The increase proposed is reasonable. It is to be phased in, so it will not reach $15 until 2025, after Covid is gone. It will help a huge section of low paid workers and their families. Workers living partly on tips now have a $2.13 minimum wage and this will also be increased gradually. The big cheap-labor-employing companies like Walmart and McDonalds can easily afford this, but they will not necessarily find it easy to raise prices. Many other companies will also gradually raise wages just to keep their employees (who are now paid at or above a $15 minimum) and to maintain an appropriate “ladder” of wages. There will be some negative features for small businesses and some minimum job losses, as from automation — which is increasing in any case. Everything I’ve studied tells me this sort of increase is overall worthwhile and overdue, though of course not a panacea.
Finally, this is now a popular idea ... even in red states. Working-class populism is likely to help carry this through Congress, or at least make something like it possible. Other more direct government economic assistance to poor and working people is also now called for.
Once again your opinions don't align with facts
100% of Walmart stores are corporate owned
80% of mcdonald's is mom and pop stores/small business/ low profit margins
So you're wrong
The increase proposed is reasonable. It is to be phased in, so it will not reach $15 until 2025, after Covid is gone. It will help a huge section of low paid workers and their families. Workers living partly on tips now have a $2.13 minimum wage and this will also be increased gradually. The big cheap-labor-employing companies like Walmart and McDonalds can easily afford this, but they will not necessarily find it easy to raise prices. Many other companies will also gradually raise wages just to keep their employees (who are now paid at or above a $15 minimum) and to maintain an appropriate “ladder” of wages. There will be some negative features for small businesses and some minimum job losses, as from automation — which is increasing in any case. Everything I’ve studied tells me this sort of increase is overall worthwhile and overdue, though of course not a panacea.
Finally, this is now a popular idea ... even in red states. Working-class populism is likely to help carry this through Congress, or at least make something like it possible. Other more direct government economic assistance to poor and working people is also now called for.

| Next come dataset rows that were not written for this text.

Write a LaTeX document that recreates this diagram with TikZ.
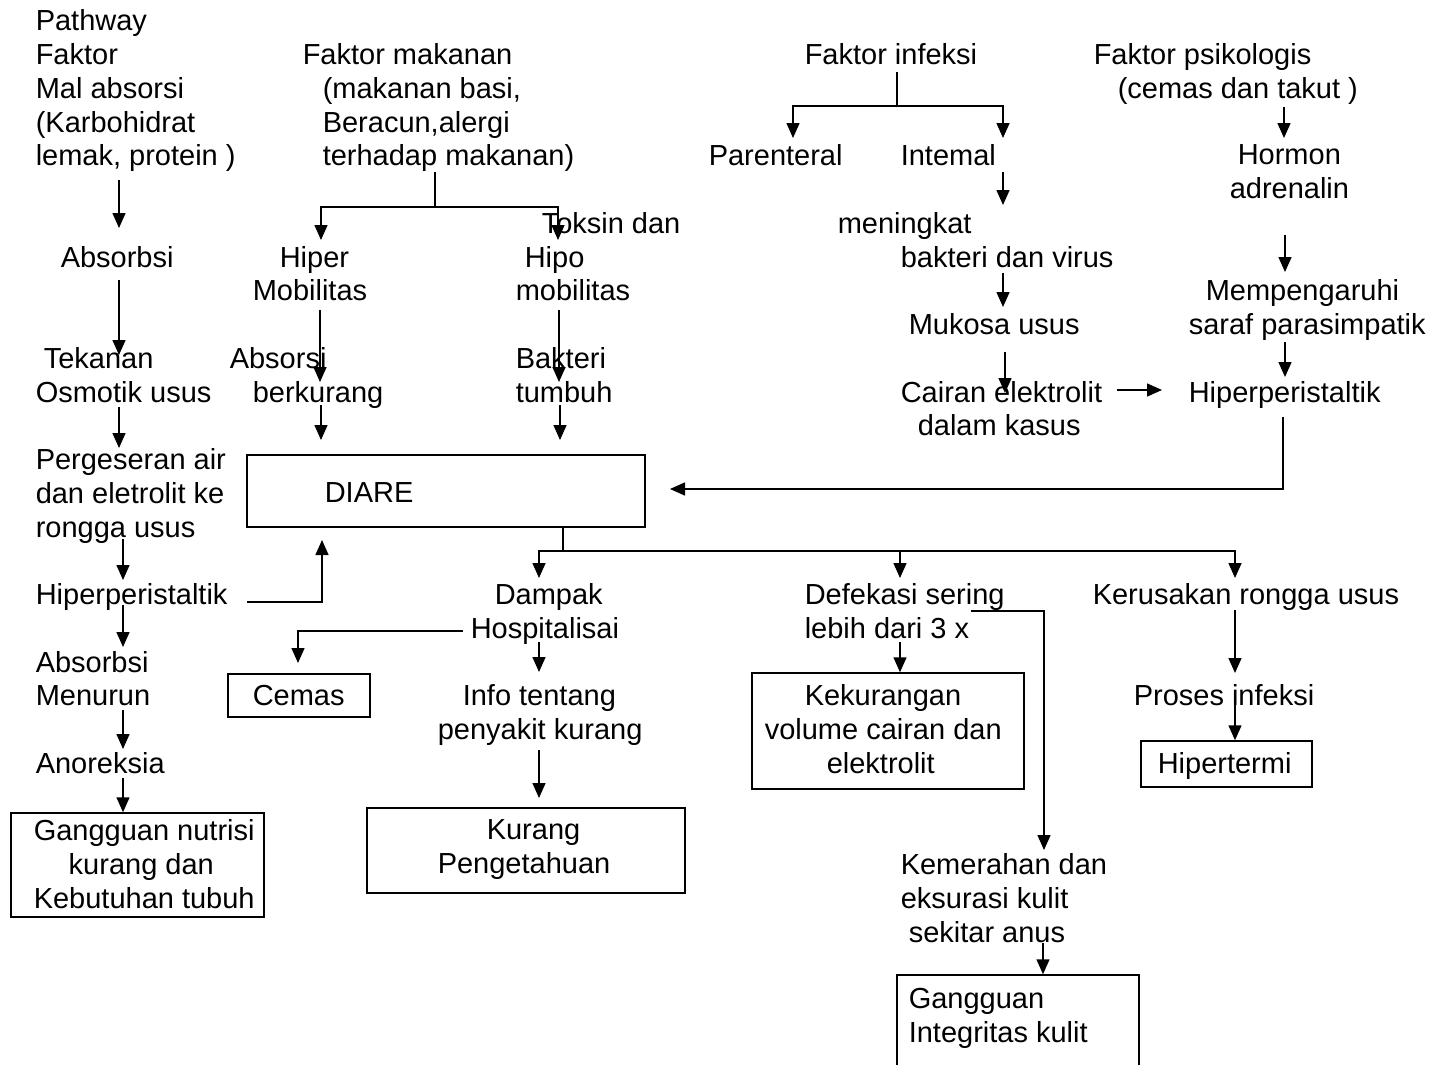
\documentclass[tikz,border=0pt]{standalone}
\usepackage{fontspec}
\setmainfont{Liberation Sans}
\usetikzlibrary{arrows.meta}

\tikzset{
  txt/.style={anchor=north west, inner sep=0pt, align=left,
    font=\fontsize{29}{33.75}\selectfont},
  box/.style={draw, inner sep=0pt},
  arr/.style={-{Triangle[width=13pt,length=15pt]}},
}

\begin{document}
\begin{tikzpicture}[x=1pt,y=-1pt,line width=1.5pt]
	\useasboundingbox (0,0) rectangle (1432,1065);

	% Malabsorption chain (left)
	\node[txt] (pw) at (35,9) {Pathway\\Faktor\\Mal absorsi\\(Karbohidrat\\lemak, protein )};
	\node[txt] (absorbsi) at (60,245.25) {Absorbsi};
	\node[txt] (tekanan) at (35,346.5) {\hspace*{8pt}Tekanan\\Osmotik usus};
	\node[txt] (geser) at (35,447.75) {Pergeseran air\\dan eletrolit ke\\rongga usus};
	\node[txt] (peristL) at (35,582.75) {Hiperperistaltik};
	\node[txt] (menurun) at (35,650.25) {Absorbsi\\Menurun};
	\node[txt] (anoreksia) at (35,751.5) {Anoreksia};
	\node[box, minimum width=253pt, minimum height=104pt] (nutrisi) at (137.5,865) {};
	\node[txt] (nutrisitxt) at (33,819) {Gangguan nutrisi\\\hspace*{35pt}kurang dan\\Kebutuhan tubuh};

	% Food factor
	\node[txt] (makanan) at (302,42.75) {Faktor makanan\\\hspace*{20pt}(makanan basi,\\\hspace*{20pt}Beracun,alergi\\\hspace*{20pt}terhadap makanan)};
	\node[txt] (hiper) at (252,245.25) {\hspace*{27pt}Hiper\\Mobilitas};
	\node[txt] (toksin) at (541,211.5) {Toksin dan};
	\node[txt] (hipo) at (515,245.25) {\hspace*{9pt}Hipo\\mobilitas};
	\node[txt] (absorsi) at (229,346.5) {Absorsi\\\hspace*{23pt}berkurang};
	\node[txt] (bakteri) at (515,346.5) {Bakteri\\tumbuh};
	\node[box, minimum width=398pt, minimum height=72pt] (diare) at (446,491) {};
	\node[txt] (diaretxt) at (324,481.5) {DIARE};

	% Infection factor
	\node[txt] (infeksi) at (804,42.75) {Faktor infeksi};
	\node[txt] (parenteral) at (708,144) {Parenteral};
	\node[txt] (intemal) at (900,144) {Intemal};
	\node[txt] (meningkat) at (837,211.5) {meningkat\\\hspace*{63pt}bakteri dan virus};
	\node[txt] (mukosa) at (908,312.75) {Mukosa usus};
	\node[txt] (cairan) at (900,380.25) {Cairan elektrolit\\\hspace*{17pt}dalam kasus};

	% Psychological factor
	\node[txt] (psiko) at (1093,42.75) {Faktor psikologis\\\hspace*{24pt}(cemas dan takut )};
	\node[txt] (hormon) at (1229,144) {\hspace*{8pt}Hormon\\adrenalin};
	\node[txt] (mempeng) at (1188,279) {\hspace*{17pt}Mempengaruhi\\saraf parasimpatik};
	\node[txt] (peristR) at (1188,380.25) {Hiperperistaltik};

	% Effects below DIARE
	\node[txt] (dampak) at (470,582.75) {\hspace*{24pt}Dampak\\Hospitalisai};
	\node[box, minimum width=142pt, minimum height=43pt] (cemas) at (299,695.5) {};
	\node[txt] (cemastxt) at (252,684) {Cemas};
	\node[txt] (info) at (437,684) {\hspace*{25pt}Info tentang\\penyakit kurang};
	\node[box, minimum width=318pt, minimum height=85pt] (kurang) at (526,850.5) {};
	\node[txt] (kurangtxt) at (437,819) {\hspace*{49pt}Kurang\\Pengetahuan};

	\node[txt] (defekasi) at (804,582.75) {Defekasi sering\\lebih dari 3 x};
	\node[box, minimum width=272pt, minimum height=116pt] (kekurangan) at (888,731) {};
	\node[txt] (kekurangantxt) at (764,684) {\hspace*{40pt}Kekurangan\\volume cairan dan\\\hspace*{62pt}elektrolit};
	\node[txt] (kemerahan) at (900,852.75) {Kemerahan dan\\eksurasi kulit\\\hspace*{8pt}sekitar anus};
	\node[box, minimum width=242pt, minimum height=130pt] (integritas) at (1018,1040) {};
	\node[txt] (integritastxt) at (908,987.75) {Gangguan\\Integritas kulit};

	\node[txt] (kerusakan) at (1092,582.75) {Kerusakan rongga usus};
	\node[txt] (proses) at (1133,684) {Proses infeksi};
	\node[box, minimum width=171pt, minimum height=46pt] (hipertermi) at (1226.5,764) {};
	\node[txt] (hipertermitxt) at (1157,751.5) {Hipertermi};

	% Arrows, left chain
	\coordinate (pwS) at (119,180);   \coordinate (absN) at (119,228);
	\coordinate (absS) at (119,280);  \coordinate (tekN) at (119,355);
	\coordinate (tekS) at (119,407);  \coordinate (gesN) at (119,448);
	\coordinate (gesS) at (123,539);  \coordinate (perN) at (123,580);
	\coordinate (perS) at (123,605);  \coordinate (menN) at (123,647);
	\coordinate (menS) at (123,710);  \coordinate (anoN) at (123,749);
	\coordinate (anoS) at (123,778);
	\draw[arr] (pwS) -- (absN);
	\draw[arr] (absS) -- (tekN);
	\draw[arr] (tekS) -- (gesN);
	\draw[arr] (gesS) -- (perN);
	\draw[arr] (perS) -- (menN);
	\draw[arr] (menS) -- (anoN);
	\draw[arr] (anoS) -- (anoS |- nutrisi.north);
	\coordinate (perE) at (247,602);  \coordinate (diaUp) at (322,540);
	\draw[arr] (perE) -| (diaUp);

	% Arrows, food factor
	\coordinate (makS) at (435,172);  \coordinate (makJ) at (435,207);
	\coordinate (hiperN) at (321,240); \coordinate (hipoN) at (558,240);
	\draw (makS) -- (makJ);
	\draw[arr] (makJ) -| (hiperN);
	\draw[arr] (makJ) -| (hipoN);
	\coordinate (hiperS) at (320,310); \coordinate (absorsiN) at (320,382);
	\coordinate (absorsiS) at (321,405); \coordinate (absorsiE) at (321,440);
	\draw[arr] (hiperS) -- (absorsiN);
	\draw[arr] (absorsiS) -- (absorsiE);
	\coordinate (hipoS) at (559,310); \coordinate (bakN) at (559,382);
	\coordinate (bakS) at (560,405);  \coordinate (bakE) at (560,440);
	\draw[arr] (hipoS) -- (bakN);
	\draw[arr] (bakS) -- (bakE);

	% Arrows, infection factor
	\coordinate (infS) at (897,72);   \coordinate (infJ) at (897,106);
	\coordinate (parN) at (793,138);  \coordinate (intN) at (1003,138);
	\draw (infS) -- (infJ);
	\draw[arr] (infJ) -| (parN);
	\draw[arr] (infJ) -| (intN);
	\coordinate (intS) at (1003,172); \coordinate (menkN) at (1003,205);
	\coordinate (menkS) at (1003,273); \coordinate (mukN) at (1003,307);
	\coordinate (mukS) at (1005,352); \coordinate (caiN) at (1005,393);
	\draw[arr] (intS) -- (menkN);
	\draw[arr] (menkS) -- (mukN);
	\draw[arr] (mukS) -- (caiN);
	\coordinate (caiE) at (1117,390); \coordinate (perRW) at (1162,390);
	\draw[arr] (caiE) -- (perRW);

	% Arrows, psychological factor
	\coordinate (psiS) at (1284,107); \coordinate (horN) at (1284,138);
	\coordinate (horS) at (1285,235); \coordinate (mpgN) at (1285,272);
	\coordinate (mpgS) at (1285,342); \coordinate (perRN) at (1285,377);
	\draw[arr] (psiS) -- (horN);
	\draw[arr] (horS) -- (mpgN);
	\draw[arr] (mpgS) -- (perRN);
	\coordinate (perRS) at (1283,417); \coordinate (diaE) at (670,489);
	\draw[arr] (perRS) |- (diaE);

	% Arrows out of DIARE
	\coordinate (diaJ) at (563,551);
	\coordinate (dmpN) at (539,578); \coordinate (defN) at (900,578); \coordinate (kerN) at (1235,578);
	\draw (diare.south -| diaJ) -- (diaJ);
	\draw[arr] (diaJ) -| (dmpN);
	\draw[arr] (diaJ) -| (defN);
	\draw[arr] (diaJ) -| (kerN);

	\coordinate (hosW) at (463,631); \coordinate (cemN) at (298,663);
	\draw[arr] (hosW) -| (cemN);
	\coordinate (hosS) at (539,642); \coordinate (infoN) at (539,672);
	\coordinate (infoS) at (539,750); \coordinate (kurN) at (539,798);
	\draw[arr] (hosS) -- (infoN);
	\draw[arr] (infoS) -- (kurN);

	\coordinate (lebS) at (900,642);
	\draw[arr] (lebS) -- (lebS |- kekurangan.north);
	\coordinate (defE) at (971,611); \coordinate (kemN) at (1044,850);
	\draw[arr] (defE) -| (kemN);
	\coordinate (kemS) at (1043,943);
	\draw[arr] (kemS) -- (kemS |- integritas.north);

	\coordinate (kerS) at (1235,610); \coordinate (proN) at (1235,673);
	\coordinate (proS) at (1235,693);
	\draw[arr] (kerS) -- (proN);
	\draw[arr] (proS) -- (proS |- hipertermi.north);
\end{tikzpicture}
\end{document}
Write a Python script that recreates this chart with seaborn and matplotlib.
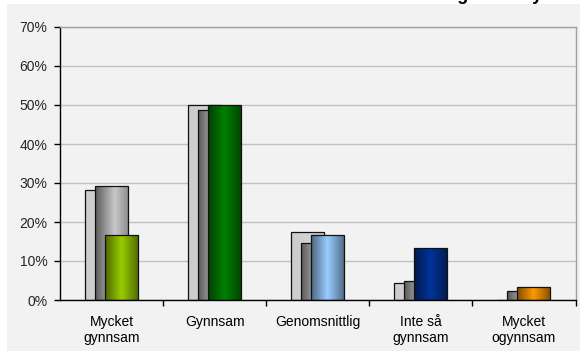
import numpy as np
import pandas as pd
import matplotlib
matplotlib.use('Agg')
import matplotlib.pyplot as plt
import seaborn as sns
from matplotlib.patches import Rectangle
from matplotlib.ticker import PercentFormatter, FixedLocator

# Data
categories = ["Mycket\ngynnsam", "Gynnsam", "Genomsnittlig", "Inte så\ngynnsam", "Mycket\nogynnsam"]
series_light = [0.282, 0.500, 0.174, 0.043, 0.000]
series_dark = [0.292, 0.487, 0.145, 0.049, 0.023]
series_color = [0.166, 0.500, 0.167, 0.133, 0.033]
category_colors = ["#99cc00", "#008000", "#99ccff", "#003399", "#ff9900"]

sns.set_style("white")
plt.rcParams['font.family'] = ['Liberation Sans', 'DejaVu Sans']

fig = plt.figure(figsize=(5.8, 3.51), dpi=100, facecolor='white')
# grey chart panel
fig.add_artist(Rectangle((7 / 580, 0), 1 - 7 / 580, 347 / 351, transform=fig.transFigure,
                         facecolor='#f2f2f2', edgecolor='none', zorder=-1))
ax = fig.add_axes([60 / 580, 51 / 351, 515.5 / 580, 273 / 351])
ax.set_facecolor('#f2f2f2')


def shade(color, profile):
    rgb = np.array(matplotlib.colors.to_rgb(color))
    t = np.linspace(0, 1, 64)
    f = np.interp(t, profile[0], profile[1])
    return np.clip(rgb[None, :] * f[:, None], 0, 1)[None, :, :]


def draw_series(values, offset, zbase, profile, color=None, palette=None):
    before = len(ax.patches)
    df = pd.DataFrame({'cat': categories, 'val': values})
    if palette is None:
        sns.barplot(data=df, x='cat', y='val', color=color, width=0.32,
                    order=categories, ax=ax, saturation=1)
    else:
        sns.barplot(data=df, x='cat', y='val', hue='cat', palette=palette,
                    width=0.32, order=categories, hue_order=categories,
                    legend=False, ax=ax, saturation=1)
    for p in ax.patches[before:]:
        p.set_x(p.get_x() + offset)
        face = p.get_facecolor()
        x0, w, h = p.get_x(), p.get_width(), p.get_height()
        if h > 0:
            im = ax.imshow(shade(face, profile), extent=[x0, x0 + w, 0, h],
                           aspect='auto', zorder=zbase, interpolation='bilinear')
            im.set_clip_path(p)
        p.set_facecolor('none')
        p.set_edgecolor('#111111')
        p.set_linewidth(0.9)
        p.set_zorder(zbase + 0.05)


draw_series(series_light, -0.097, 2.0, ([0, 0.5, 1], [0.97, 1.0, 0.95]), color='#d2d2d2')
draw_series(series_dark, 0.0, 2.2, ([0, 0.6, 1], [0.45, 1.0, 0.72]), color='#c8c8c8')
draw_series(series_color, 0.097, 2.4, ([0, 0.5, 1], [0.5, 1.0, 0.55]), palette=category_colors)

ax.set_xlim(-0.5, 4.5)
ax.set_ylim(0, 0.7)
ax.set_xlabel('')
ax.set_ylabel('')

ax.yaxis.set_major_locator(FixedLocator(np.arange(0, 0.71, 0.1)))
ax.yaxis.set_major_formatter(PercentFormatter(1.0, decimals=0))
ax.grid(axis='y', color='#c0c0c0', linewidth=1)
ax.set_axisbelow(True)

ax.xaxis.set_minor_locator(FixedLocator([0.5, 1.5, 2.5, 3.5, 4.5]))
ax.tick_params(axis='x', which='major', length=0, pad=11, labelsize=10, colors='black')
ax.tick_params(axis='x', which='minor', length=4, width=1, direction='out', color='black', bottom=True)
ax.tick_params(axis='y', which='major', length=4, width=1, direction='out', pad=5,
               labelsize=10, left=True, color='black')

for side in ['left', 'bottom']:
    ax.spines[side].set_color('black')
    ax.spines[side].set_linewidth(1)
for side in ['top', 'right']:
    ax.spines[side].set_visible(True)
    ax.spines[side].set_color('#a0a0a0')
    ax.spines[side].set_linewidth(1)

# title cut off at the top of the picture, only descenders show
fig.text(542 / 580, 1.0, "Bedömt marknadsläge i Dalby", ha='right', va='baseline',
         fontsize=13, fontweight='bold', color='black')

fig.savefig('out.png', dpi=100)
plt.close(fig)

People making $15 an hour today won't make $30 tomorrow they will lose purchasing power. Instead of making twice the minimum wage they will make a few dollars more, and that's just socialism when 40% of the workers make around minimum wage
I’m not sure what you are saying. First of all, McDonalds fast food restaurants are tightly franchised by the corporation, and their shift leaders and managers & franchise “owners” will — one way or another — be provided more income if this giant corporation wants to stay in business. Since all the labor cost increase generally
cannot be past on in higher prices, corporate profits might suffer — this I grant you. If prices do go up it might paradoxically help some tiny family restaurants compete. In general McDonalds and Walmart are precisely the kind of giant super-profitable corporations that should be targeted.
As for your second comment, truly skilled workers, technicians and semi-professionals will always make more than unskilled workers precisely because their skills make their labor more valuable — raising minimum wages to $15 will not bring U.S. society anywhere near a situation like “socialism when 40% of the workers make around minimum wage.”
Indeed, in recent decades private stock ownership — our modern form of “capitalism” —continues to be one of the main contributors to inequality and working-class immiseration. Stock values (not counting dividends) are artificially inflated by Fed backstopping of the economy, growing faster than their historical average, which itself allowed for more than doubling every ten years. Capitalism is safe. Many non-workers indirectly share in its bounty. The paultry savings of lower-paid workers meanwhile pay practically nothing. Nobody worries about stock market gains being too high or “undeserved.”